- The Washington Times - Wednesday, June 21, 2000

So Shaquille O'Neal is going to hang out with the Disney characters.

Maybe Goofy can defend O'Neal better than Rik Smits. That is one Goofy to another.

O'Neal is the second-most intriguing person with the Lakers.

John Salley is the first.

How about Salley?

He collected another NBA championship ring while taking up a seat on the Zen master's bench. This is his fourth ring with three different teams: two with the Pistons, one with the Bulls and now one with the Lakers.

As far as anyone could tell, Salley made only three contributions to the Lakers. He talked a good game. He clapped a good game. And he smiled a lot.

The latter came easiest to him. You would smile a lot, too, if you were being paid good money to model a uniform and your only official duties were to carry O'Neal's bags and mop his bald pate with a towel during timeouts.

Ron Harper earned his fourth championship ring, too. Unlike Salley, Harper plays a better game than he talks. English, in fact, appears to be Harper's second language. Harper takes it one syllable an hour.

O'Neal may have been tough. But the crowd outside the Staples Center was tougher.

Here's the thinking: You win a title. You burn two police cars and cause a mess.

People used to be content to cheer their championship teams. Now they reach for a book of matches and light the closest object in celebration.

Where was St.

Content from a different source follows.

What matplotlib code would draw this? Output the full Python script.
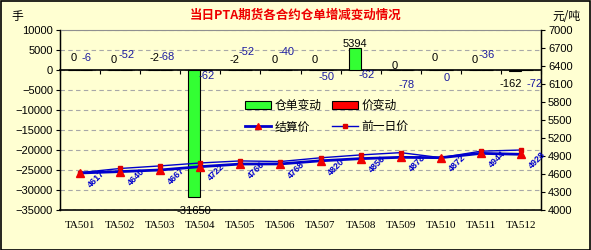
import matplotlib.pyplot as plt
import numpy as np
from matplotlib.lines import Line2D
from matplotlib.patches import Patch, Rectangle

plt.rcParams['font.family'] = ['Noto Sans CJK SC', 'DejaVu Sans']

# 数据
contracts = ['TA501', 'TA502', 'TA503', 'TA504', 'TA505', 'TA506',
             'TA507', 'TA508', 'TA509', 'TA510', 'TA511', 'TA512']
warehouse_change = [0, 0, -2, -31650, -2, 0, 0, 5394, 0, 0, 0, -162]  # 仓单变动(手)
price_change = [-6, -52, -68, -62, -52, -40, -50, -62, -78, 0, -36, -72]  # 价变动
settle_price = [4617, 4640, 4667, 4722, 4766, 4768, 4820, 4856, 4878, 4872, 4944, 4928]  # 结算价
prev_price = [4623, 4692, 4735, 4784, 4818, 4808, 4870, 4918, 4956, 4872, 4980, 5000]  # 前一日价

# 标签偏移(像素)
wh_dx = [0, 0, 0, 0, 0, 0, 0, 0, 0, 0, 0, -4]
wh_dy = [12, 10, 12, -14, 10, 10, 10, 4, 4, 12, 10, -13]
pc_dx = [0, 0, 0, 0, 0, 0, 0, 0, 0, 0, 0, 8]
pc_dy = [12, 15, 13, -6, 18, 18, -7, -5, -15, -8, 15, -14]

bg = '#FFFFD2'
blue = '#0000CC'
label_blue = '#1C1CA0'

fig = plt.figure(figsize=(5.91, 2.5), dpi=100, facecolor=bg)
ax = fig.add_axes([60 / 591, 40 / 250, 481 / 591, 180 / 250])
ax.set_facecolor(bg)
fig.patches.append(Rectangle((0.001, 0.002), 0.997, 0.995, transform=fig.transFigure,
                             fill=False, edgecolor='black', linewidth=1.2))

x = np.arange(len(contracts))
w = 0.3
ax.bar(x - w / 2, warehouse_change, w, color='#33FF33', edgecolor='black', linewidth=0.8, zorder=3)
ax.bar(x + w / 2, price_change, w, color='#FF0000', edgecolor='black', linewidth=0.8, zorder=3)

ax.set_xlim(-0.5, 11.5)
ax.set_ylim(-35000, 10000)
ax.set_yticks(np.arange(-35000, 10001, 5000))
ax.tick_params(axis='y', labelsize=8, length=3, direction='out', pad=2)
for t in ax.get_yticklabels():
    t.set_fontfamily(['Liberation Sans', 'DejaVu Sans'])
ax.yaxis.grid(True, linestyle=(0, (4, 3)), color='#A8A8A8', linewidth=0.8)
ax.set_axisbelow(True)

# 分类轴在0处
ax.spines['bottom'].set_position(('data', 0))
ax.spines['bottom'].set_linewidth(1.2)
ax.set_xticks(np.arange(-0.5, 12, 1))
ax.tick_params(axis='x', length=3, direction='out', labelbottom=False)
ax.spines['top'].set_color('#909090')
ax.spines['left'].set_linewidth(1.0)

sec = ax.secondary_xaxis(0)
sec.set_xticks(x, contracts)
sec.tick_params(length=0, labelsize=8, pad=8)
for t in sec.get_xticklabels():
    t.set_fontfamily(['Liberation Serif', 'DejaVu Serif'])
sec.spines['bottom'].set_linewidth(1.2)

for i in range(len(contracts)):
    ax.annotate(str(warehouse_change[i]), (x[i] - w / 2, warehouse_change[i]),
                xytext=(wh_dx[i], wh_dy[i]), textcoords='offset pixels', ha='center', va='center',
                fontsize=8, color='black', family=['Liberation Sans', 'DejaVu Sans'], zorder=5)
    ax.annotate(str(price_change[i]), (x[i] + w / 2, price_change[i]),
                xytext=(pc_dx[i], pc_dy[i]), textcoords='offset pixels', ha='center', va='center',
                fontsize=8, color=label_blue, family=['Liberation Sans', 'DejaVu Sans'], zorder=5)

# 价格(右轴)
ax2 = ax.twinx()
ax2.set_ylim(4000, 7000)
ax2.set_yticks(np.arange(4000, 7001, 300))
ax2.tick_params(axis='y', labelsize=8, length=3, direction='out', pad=2)
for t in ax2.get_yticklabels():
    t.set_fontfamily(['Liberation Sans', 'DejaVu Sans'])
ax2.spines['top'].set_visible(False)
ax2.spines['bottom'].set_visible(False)
ax2.spines['right'].set_linewidth(1.0)

ax2.plot(x, prev_price, color=blue, linewidth=1.0, marker='s', markersize=2.5,
         markerfacecolor='#DD0000', markeredgecolor='#DD0000', zorder=4)
ax2.plot(x, settle_price, color=blue, linewidth=2.0, marker='^', markersize=6,
         markerfacecolor='#EE0000', markeredgecolor='#EE0000', zorder=5)
for i in range(len(contracts)):
    ax2.annotate(str(settle_price[i]), (x[i], settle_price[i]), xytext=(9, -13),
                 textcoords='offset pixels', rotation=45, rotation_mode='anchor',
                 ha='left', va='center', fontsize=6.5, fontweight='bold', color=blue,
                 family=['Liberation Sans', 'DejaVu Sans'], annotation_clip=False)

handles = [Patch(facecolor='#33FF33', edgecolor='black', linewidth=0.8),
           Line2D([], [], color=blue, lw=2, marker='^', ms=5, mfc='#EE0000', mec='#EE0000'),
           Patch(facecolor='#FF0000', edgecolor='black', linewidth=0.8),
           Line2D([], [], color=blue, lw=1, marker='s', ms=2.5, mfc='#DD0000', mec='#DD0000')]
labels = ['仓单变动', '结算价', '价变动', '前一日价']
ax2.legend(handles, labels, ncol=2, loc='center', bbox_to_anchor=(0.555, 0.52),
           frameon=False, fontsize=8.5, handlelength=2.2, handletextpad=0.3,
           columnspacing=0.9, labelspacing=0.7)

fig.text(0.5, 0.94, '当日PTA期货各合约仓单增减变动情况', ha='center', va='center',
         fontsize=9, fontweight='bold', color='#EE0000')
fig.text(0.03, 0.935, '手', ha='center', va='center', fontsize=8.5)
fig.text(0.958, 0.935, '元/吨', ha='center', va='center', fontsize=8.5)

fig.savefig('out.png', dpi=100, facecolor=bg)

Rodney King when Los Angeles needed him?

Pent-up rage is an awful thing to waste on a basketball championship.

Go, O.J., go.

Conspiracy theorists, especially those living in Indiana, have a case to make, notably the dubious foul call late in the game that resulted in Glen Rice sinking two free-throw attempts.

People get bumped harder in the checkout line of a grocery store. House flies hit harder. Perhaps the Zen master sprinkled some of his psychedelic dust on the referees before the game.

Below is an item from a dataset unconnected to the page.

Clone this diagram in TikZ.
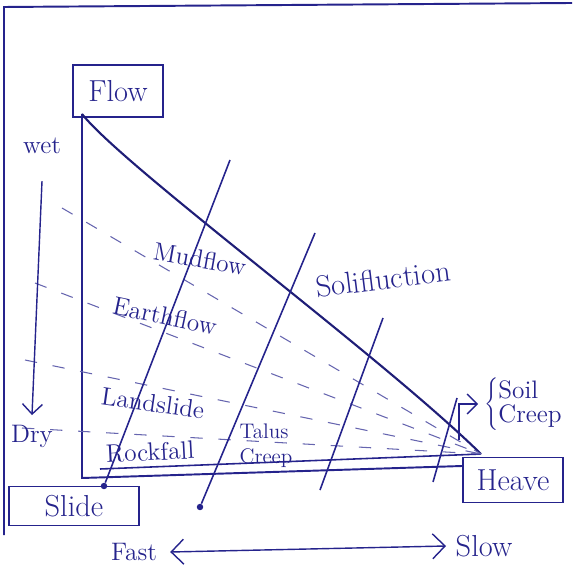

You don't make that call near the end of the game, not with the Pacers in possession of the ball and down by one point and the teams trading their best shots. You don't even make that call in the first minute of a meaningless game in January.

Television replays showed that Dale Davis claimed the loose ball after blocking Rice's shot. The referees hallucinated the rest.

The Pacers played about as well as they could, Smits excluded. Smits is allergic to rebounding and commits more silly fouls than someone his advanced basketball age should.

Smits acted incredibly optimistic around O'Neal. He is perhaps the only person in the world who believes a touch foul can impede the progress of a monster jam by O'Neal. Smits must have flunked physics in high school.

Credit went to the Zen master.

As you know, he fries a mean banana peel.

The Zen master won six titles with Michael Jordan. That background encouraged the Lakers, mostly O'Neal and Kobe Bryant, to smell the incense and accept that one was good for the other.

The Zen master's predecessors were no less insightful, just less persuasive minus the six rings.

Basketball is not a complicated game. With the Lakers, dumping the ball to O'Neal is most of the playbook.

Rice, for one, felt left out. Now he can make it official and leave the Lakers. Will anyone notice?

In the triangle offense, Rice evolved from one of the game's best shooters to a player who couldn't find the basket or keep his wife quiet.

The Zen master's mind-expanding philosophies apparently go only so far with women. He is separated from his wife and dating the owner's daughter.

Larry Bird is finished after taking a team that was thought to be finished when he came aboard three seasons ago. The Pacers are old as dirt, have six free agents and probably won't reach this level of excellence next season.

Yet they battled, and they made it interesting. But in the end, they lost to a 7-foot-1, 315-pound man who redefines the concept of brute force.

At least O'Neal did not stuff Smits through the cylinder.

Maybe the threat of that prompted Smits to stay out of O'Neal's way.